• **Stated goal**:
Copy all of the material exactly. Pictures are not to appear in the copy.

-------- Supplied records

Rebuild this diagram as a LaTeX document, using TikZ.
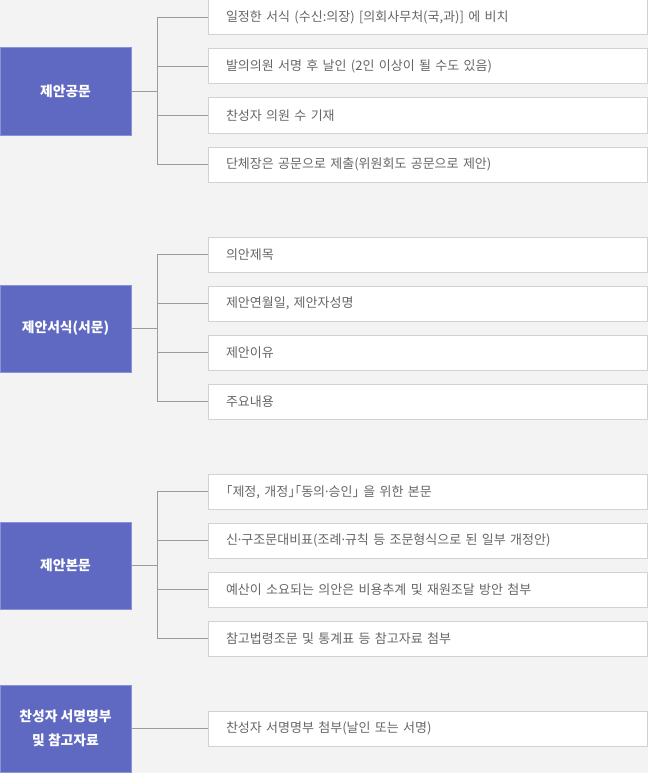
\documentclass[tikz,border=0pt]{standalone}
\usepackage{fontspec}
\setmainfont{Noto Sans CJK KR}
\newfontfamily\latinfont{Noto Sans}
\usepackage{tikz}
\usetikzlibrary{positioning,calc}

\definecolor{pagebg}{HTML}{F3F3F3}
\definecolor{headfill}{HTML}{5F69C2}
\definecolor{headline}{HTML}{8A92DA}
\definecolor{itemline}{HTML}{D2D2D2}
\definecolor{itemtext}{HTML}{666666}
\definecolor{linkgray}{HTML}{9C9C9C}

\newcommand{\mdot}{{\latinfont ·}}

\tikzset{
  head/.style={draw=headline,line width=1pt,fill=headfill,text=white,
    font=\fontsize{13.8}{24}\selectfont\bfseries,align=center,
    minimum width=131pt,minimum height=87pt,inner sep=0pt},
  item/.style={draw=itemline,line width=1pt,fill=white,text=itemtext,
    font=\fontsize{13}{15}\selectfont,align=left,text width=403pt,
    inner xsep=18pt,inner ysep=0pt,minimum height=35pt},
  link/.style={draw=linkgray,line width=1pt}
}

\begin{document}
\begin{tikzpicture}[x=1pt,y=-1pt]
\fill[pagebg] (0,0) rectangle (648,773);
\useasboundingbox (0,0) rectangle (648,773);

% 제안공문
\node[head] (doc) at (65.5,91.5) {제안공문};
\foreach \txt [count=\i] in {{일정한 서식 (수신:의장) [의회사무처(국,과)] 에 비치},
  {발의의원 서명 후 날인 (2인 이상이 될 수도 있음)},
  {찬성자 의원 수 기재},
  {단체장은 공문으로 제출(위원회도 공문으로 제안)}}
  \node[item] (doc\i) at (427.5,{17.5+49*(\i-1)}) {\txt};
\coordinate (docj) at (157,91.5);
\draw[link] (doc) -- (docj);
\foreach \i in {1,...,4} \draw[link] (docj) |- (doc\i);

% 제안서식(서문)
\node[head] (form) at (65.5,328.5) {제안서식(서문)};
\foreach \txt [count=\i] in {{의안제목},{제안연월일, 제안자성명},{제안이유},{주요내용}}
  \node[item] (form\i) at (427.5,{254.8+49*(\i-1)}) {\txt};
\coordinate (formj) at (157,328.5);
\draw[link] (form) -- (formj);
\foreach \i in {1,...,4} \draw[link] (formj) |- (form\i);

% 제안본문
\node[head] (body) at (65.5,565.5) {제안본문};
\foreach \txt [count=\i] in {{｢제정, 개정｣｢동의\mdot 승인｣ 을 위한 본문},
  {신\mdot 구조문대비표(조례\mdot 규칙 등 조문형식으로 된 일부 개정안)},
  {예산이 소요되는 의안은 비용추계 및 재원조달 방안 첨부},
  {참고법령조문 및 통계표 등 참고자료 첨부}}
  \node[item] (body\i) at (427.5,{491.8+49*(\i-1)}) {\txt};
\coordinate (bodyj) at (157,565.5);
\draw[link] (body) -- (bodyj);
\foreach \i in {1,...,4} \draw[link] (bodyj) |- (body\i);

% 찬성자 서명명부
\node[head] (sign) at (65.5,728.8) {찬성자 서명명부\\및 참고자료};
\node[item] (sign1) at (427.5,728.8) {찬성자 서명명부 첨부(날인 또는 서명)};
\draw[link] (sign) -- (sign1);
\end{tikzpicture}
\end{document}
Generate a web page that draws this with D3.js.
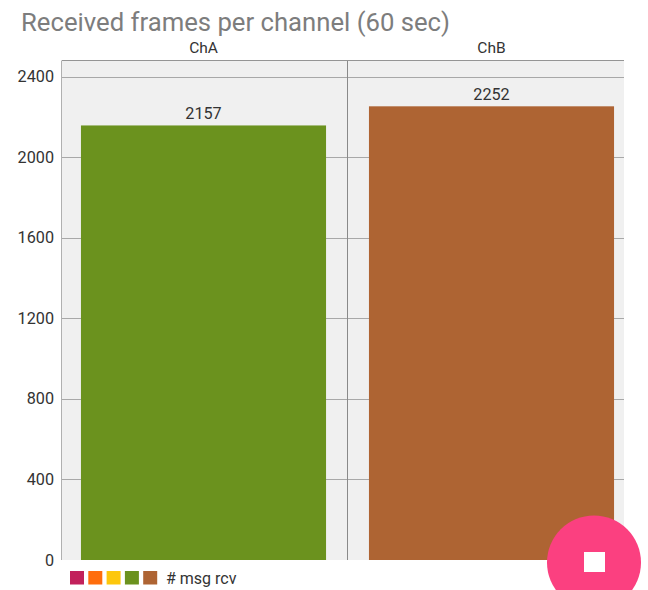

----------------

• **Final result**:
Rebuild this diagram as a LaTeX document, using TikZ.
\documentclass[tikz,border=0pt]{standalone}
\usepackage{fontspec}
\setmainfont{Noto Sans CJK KR}
\newfontfamily\latinfont{Noto Sans}
\usepackage{tikz}
\usetikzlibrary{positioning,calc}

\definecolor{pagebg}{HTML}{F3F3F3}
\definecolor{headfill}{HTML}{5F69C2}
\definecolor{headline}{HTML}{8A92DA}
\definecolor{itemline}{HTML}{D2D2D2}
\definecolor{itemtext}{HTML}{666666}
\definecolor{linkgray}{HTML}{9C9C9C}

\newcommand{\mdot}{{\latinfont ·}}

\tikzset{
  head/.style={draw=headline,line width=1pt,fill=headfill,text=white,
    font=\fontsize{13.8}{24}\selectfont\bfseries,align=center,
    minimum width=131pt,minimum height=87pt,inner sep=0pt},
  item/.style={draw=itemline,line width=1pt,fill=white,text=itemtext,
    font=\fontsize{13}{15}\selectfont,align=left,text width=403pt,
    inner xsep=18pt,inner ysep=0pt,minimum height=35pt},
  link/.style={draw=linkgray,line width=1pt}
}

\begin{document}
\begin{tikzpicture}[x=1pt,y=-1pt]
\fill[pagebg] (0,0) rectangle (648,773);
\useasboundingbox (0,0) rectangle (648,773);

% 제안공문
\node[head] (doc) at (65.5,91.5) {제안공문};
\foreach \txt [count=\i] in {{일정한 서식 (수신:의장) [의회사무처(국,과)] 에 비치},
  {발의의원 서명 후 날인 (2인 이상이 될 수도 있음)},
  {찬성자 의원 수 기재},
  {단체장은 공문으로 제출(위원회도 공문으로 제안)}}
  \node[item] (doc\i) at (427.5,{17.5+49*(\i-1)}) {\txt};
\coordinate (docj) at (157,91.5);
\draw[link] (doc) -- (docj);
\foreach \i in {1,...,4} \draw[link] (docj) |- (doc\i);

% 제안서식(서문)
\node[head] (form) at (65.5,328.5) {제안서식(서문)};
\foreach \txt [count=\i] in {{의안제목},{제안연월일, 제안자성명},{제안이유},{주요내용}}
  \node[item] (form\i) at (427.5,{254.8+49*(\i-1)}) {\txt};
\coordinate (formj) at (157,328.5);
\draw[link] (form) -- (formj);
\foreach \i in {1,...,4} \draw[link] (formj) |- (form\i);

% 제안본문
\node[head] (body) at (65.5,565.5) {제안본문};
\foreach \txt [count=\i] in {{｢제정, 개정｣｢동의\mdot 승인｣ 을 위한 본문},
  {신\mdot 구조문대비표(조례\mdot 규칙 등 조문형식으로 된 일부 개정안)},
  {예산이 소요되는 의안은 비용추계 및 재원조달 방안 첨부},
  {참고법령조문 및 통계표 등 참고자료 첨부}}
  \node[item] (body\i) at (427.5,{491.8+49*(\i-1)}) {\txt};
\coordinate (bodyj) at (157,565.5);
\draw[link] (body) -- (bodyj);
\foreach \i in {1,...,4} \draw[link] (bodyj) |- (body\i);

% 찬성자 서명명부
\node[head] (sign) at (65.5,728.8) {찬성자 서명명부\\및 참고자료};
\node[item] (sign1) at (427.5,728.8) {찬성자 서명명부 첨부(날인 또는 서명)};
\draw[link] (sign) -- (sign1);
\end{tikzpicture}
\end{document}
Generate a web page that draws this with D3.js.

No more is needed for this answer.